Same challenge for broadcasters
Digital isn’t only revolutionising the written media. TV broadcasters face the same challenge. In the same month that the Independent announced its intention to close its paper, the BBC took its youth-focused TV channel, BBC Three, off-air. The channel is now also digital only – available online and on-demand, but not on TV as we traditionally know it.

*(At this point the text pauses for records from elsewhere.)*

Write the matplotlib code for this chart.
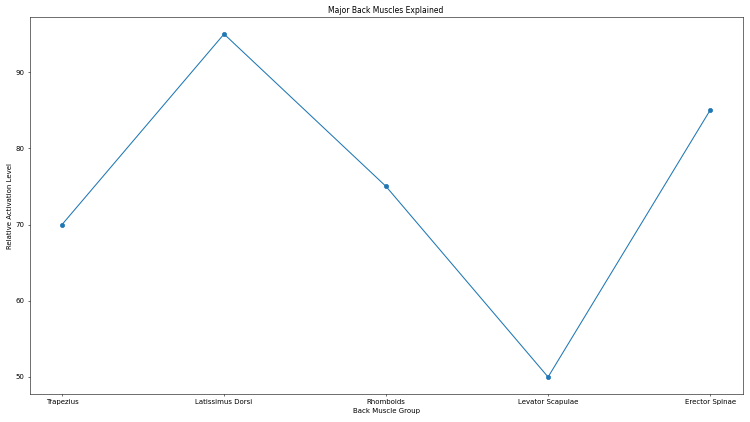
import matplotlib
matplotlib.use("Agg")
import matplotlib.pyplot as plt

muscles = ["Trapezius", "Latissimus Dorsi", "Rhomboids", "Levator Scapulae", "Erector Spinae"]
activation = [70, 95, 75, 50, 85]

fig, ax = plt.subplots(figsize=(15, 8.44), dpi=50)
ax.plot(muscles, activation, marker="o", markersize=6, color="#1f77b4", linewidth=1.5)
ax.set_title("Major Back Muscles Explained", fontsize=11)
ax.set_xlabel("Back Muscle Group", fontsize=10)
ax.set_ylabel("Relative Activation Level", fontsize=10)
ax.tick_params(labelsize=10)
fig.subplots_adjust(left=0.0395, right=0.990, top=0.960, bottom=0.066)
fig.savefig("out.png", dpi=50)
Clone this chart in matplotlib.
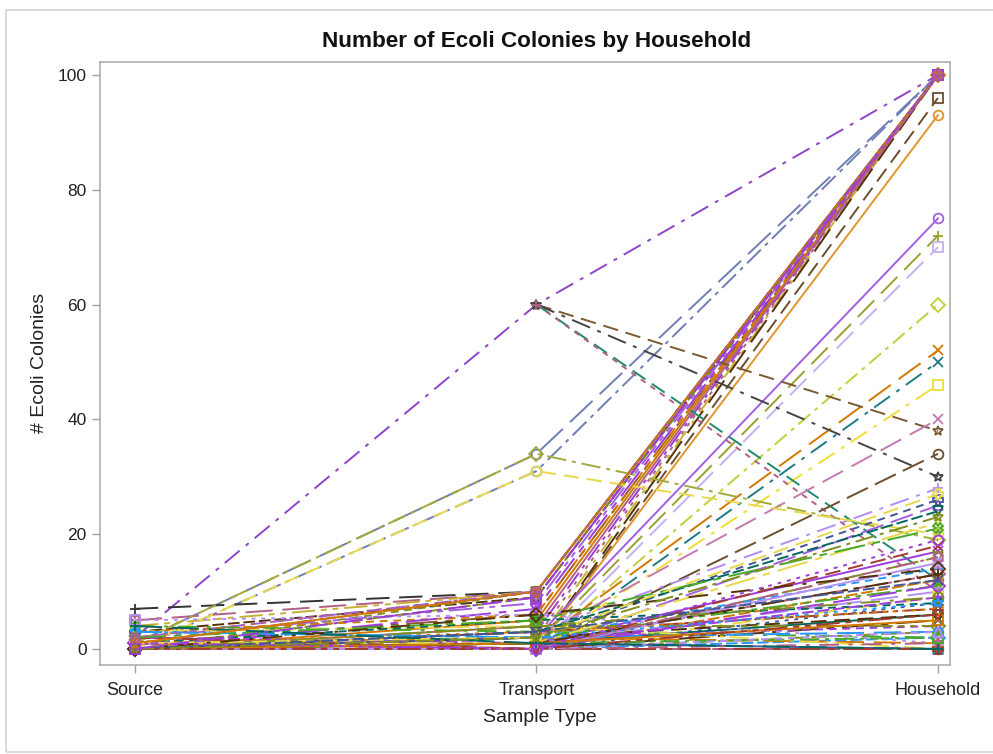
import numpy as np
import matplotlib
matplotlib.use("Agg")
import matplotlib.pyplot as plt
from matplotlib.patches import Rectangle

plt.rcParams['font.family'] = ['Liberation Sans', 'DejaVu Sans']

categories = ["Source", "Transport", "Household"]
nan = np.nan

# colony counts per household (Source, Transport, Household)
source = [2, 1, 0, 7, 5, 4, 3, 2, 0, 1, 0, 0, 0, 1, 0, 2, 0, 1, 3, 0, 0,
          0, 1, 0, 0, 0, 1, 0, 0, 0, nan, nan, nan, nan, 0, 0, 0, 0, 1, 0,
          0, 0, 0, 0, 1, 0, 0, 0, 0, 0, 0, 0, 0, 0, 0, 2, 1, 4, 5, 3, 0, 0,
          1, 0, 2, 0, 3, 0, 1, 0,
          0, 1, 0, 2, 0, 0, 1, 0, 3, 0, 0, 2, 0, 1, 0, 0, 4, 0, 1, 0,
          1, 0, 2]
transport = [60, 34, 31, 10, 10, 10, 9, 10, 10, 6, 5, 3, 2, 1, 0, 8, 9, 10, 6, 7, 4,
             0, 0, 2, 1, 0, 0, 1, 0, 0, 60, 60, 60, 60, 2, 0, 3, 0, 34, 31,
             1, 0, 2, 1, 0, 2, 1, 0, 0, 3, 1, 0, 2, 0, 0, 0, 2, 3, 6, 4, 1, 0,
             5, 2, 1, 4, 2, 0, 3, 1,
             0, 1, 2, 0, 3, 1, 0, 4, 2, 0, 1, 5, 0, 2, 3, 0, 1, 6, 0, 2,
             10, 9, 10]
household = [100, 100, 100, 100, 100, 100, 100, 100, 100, 100, 100, 100, 100, 100, 100, 100, 100, 100, 100, 100, 100,
             96, 93, 75, 72, 70, 60, 52, 50, 46, 38, 30, 12, 10, 40, 34, 28, 25, 19, 20,
             17, 16, 14, 13, 12, 11, 10, 9, 8, 7, 6, 5, 4, 3, 2, 0, 1, 2, 1, 0, 0, 0,
             8, 6, 9, 4, 3, 1, 7, 2,
             15, 22, 26, 18, 24, 13, 11, 9, 8, 16, 5, 21, 3, 27, 12, 6, 0, 14, 19, 23,
             100, 100, 100]

palette = ["#445694", "#A23A2E", "#01665E", "#543005", "#9D3CDB", "#7F8E1F",
           "#2597FA", "#B26084", "#D17800", "#47A82A", "#B38EF3", "#E8D84C"]
bundle = ["#7F8E1F", "#8B5A2B", "#D17800", "#9D3CDB", "#B26084", "#C8B030",
          "#543005", "#A25FE0"]
dashes = ['-', (0, (8, 4)), (0, (14, 5)), (0, (10, 3, 2, 3)), (0, (4, 3)),
          (0, (12, 3, 3, 3, 3, 3)), (0, (2, 3)), (0, (16, 4, 4, 4)),
          (0, (6, 2)), (0, (10, 5, 2, 5))]
markers = ['o', '+', 'x', '^', 's', '*', 'D', 'v', 'P', 'X', 'h']

overrides = {
    0: ("#8E44C9", (0, (10, 4, 2, 4)), '*'),
    1: ("#6F7EB3", (0, (16, 5)), 'o'),
    2: ("#6F7EB3", (0, (10, 3, 2, 3)), 'o'),
    3: ("#333333", (0, (12, 5)), '+'),
    21: ("#6B4E2E", (0, (8, 4)), 's'),
    22: ("#E0952E", '-', 'o'),
    23: ("#A25FE0", '-', 'o'),
    24: ("#9AA030", (0, (12, 5)), '+'),
    25: ("#C5B0F0", (0, (12, 5)), 's'),
    26: ("#C2CF3A", (0, (8, 3, 2, 3)), 'D'),
    27: ("#D17800", (0, (14, 5)), 'x'),
    28: ("#1F7A83", (0, (10, 4, 2, 4)), 'x'),
    29: ("#F0DD3A", (0, (10, 4, 2, 4)), 's'),
    30: ("#7A5A33", (0, (8, 4)), '*'),
    31: ("#444444", (0, (10, 4, 2, 4)), '*'),
    32: ("#1F8A6E", (0, (8, 4)), '+'),
    33: ("#B26084", (0, (3, 3)), '+'),
    34: ("#C47AAE", (0, (12, 5)), 'x'),
    35: ("#6B4E2E", (0, (12, 4)), 'o'),
    36: ("#B38EF3", (0, (10, 4, 2, 4)), '+'),
    37: ("#A25FE0", (0, (12, 4)), '^'),
    38: ("#A4A93A", (0, (10, 3, 2, 3)), 'D'),
    39: ("#E8D84C", (0, (8, 4)), 'o'),
}

assert len(source) == len(transport) == len(household)

fig = plt.figure(figsize=(9.93, 7.54), dpi=100)
fig.patches.append(Rectangle((6 / 993, 2 / 754), 1.2, 742 / 754, transform=fig.transFigure,
                             fill=False, edgecolor="#D0D4D8", linewidth=1.2, figure=fig))
ax = fig.add_axes([100 / 993, 1 - 665 / 754, 850 / 993, 603 / 754])

x = np.arange(len(categories))
for i in range(len(household)):
    y = np.array([source[i], transport[i], household[i]], dtype=float)
    if i in overrides:
        c, ls, mk = overrides[i]
    elif household[i] >= 99:
        c = bundle[i % len(bundle)]
        ls = dashes[(i * 3) % len(dashes)]
        mk = markers[(i * 5) % len(markers)]
    else:
        c = palette[i % 12]
        ls = dashes[(i * 7) % len(dashes)]
        mk = markers[(i * 5) % len(markers)]
    ax.plot(x, y, color=c, linestyle=ls, linewidth=1.4, marker=mk, markersize=7,
            markerfacecolor='none', markeredgewidth=1.3, zorder=2)

ax.set_xlim(-0.087, 2.03)
ax.set_ylim(-2.79, 102.26)
ax.set_xticks(x)
ax.set_xticklabels(categories)
ax.set_yticks([0, 20, 40, 60, 80, 100])
ax.tick_params(axis='both', colors="#A0A0A0", labelcolor="#222222",
               length=6, width=1)
ax.tick_params(axis='y', labelsize=12.5)
ax.tick_params(axis='x', labelsize=13, pad=6)
for s in ax.spines.values():
    s.set_color("#A8A8A8")
    s.set_linewidth(1.1)

fig.text(540 / 993, 1 - 718 / 754, "Sample Type", fontsize=14, color="#222222",
         ha='center', va='center')
fig.text(40 / 993, 1 - 363 / 754, "# Ecoli Colonies", fontsize=14, color="#222222",
         ha='center', va='center', rotation=90)
fig.text(537 / 993, 1 - 41 / 754, "Number of Ecoli Colonies by Household", fontsize=16.2,
         fontweight='bold', color="#111111", ha='center', va='center')

fig.savefig("out.png", dpi=100)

Other channels are expected to follow suit. The whole idea of TV programmes being packaged into schedules and broadcast into our homes is being fundamentally threatened by the rise of on-demand broadcasters like Netflix and Amazon. Ten years ago, I was commissioned to write a feature for Broadcast magazine called the ‘New Kings of Content’ – looking at how digital giants outside the traditional broadcast industry, such as Apple, Google and Amazon, were squaring up to television broadcasters with a new model of on-demand content.
As we now gorge on Netflix box-sets and see Top Gear re-launched on Amazon, how true that has turned out to be. Some observers say traditional broadcast channels, just like newspapers, are also in their final years and predict a few of the biggest names will be gone by 2026.
These are seismic shifts in media consumption. A world where old established rules are changing, with media consumed à la carte rather than served as a set menu, demands careful thinking – or rethinking – about the most appropriate manner to tell your story. Content is still king; but it’s being packaged, distributed and consumed in ever-changing ways.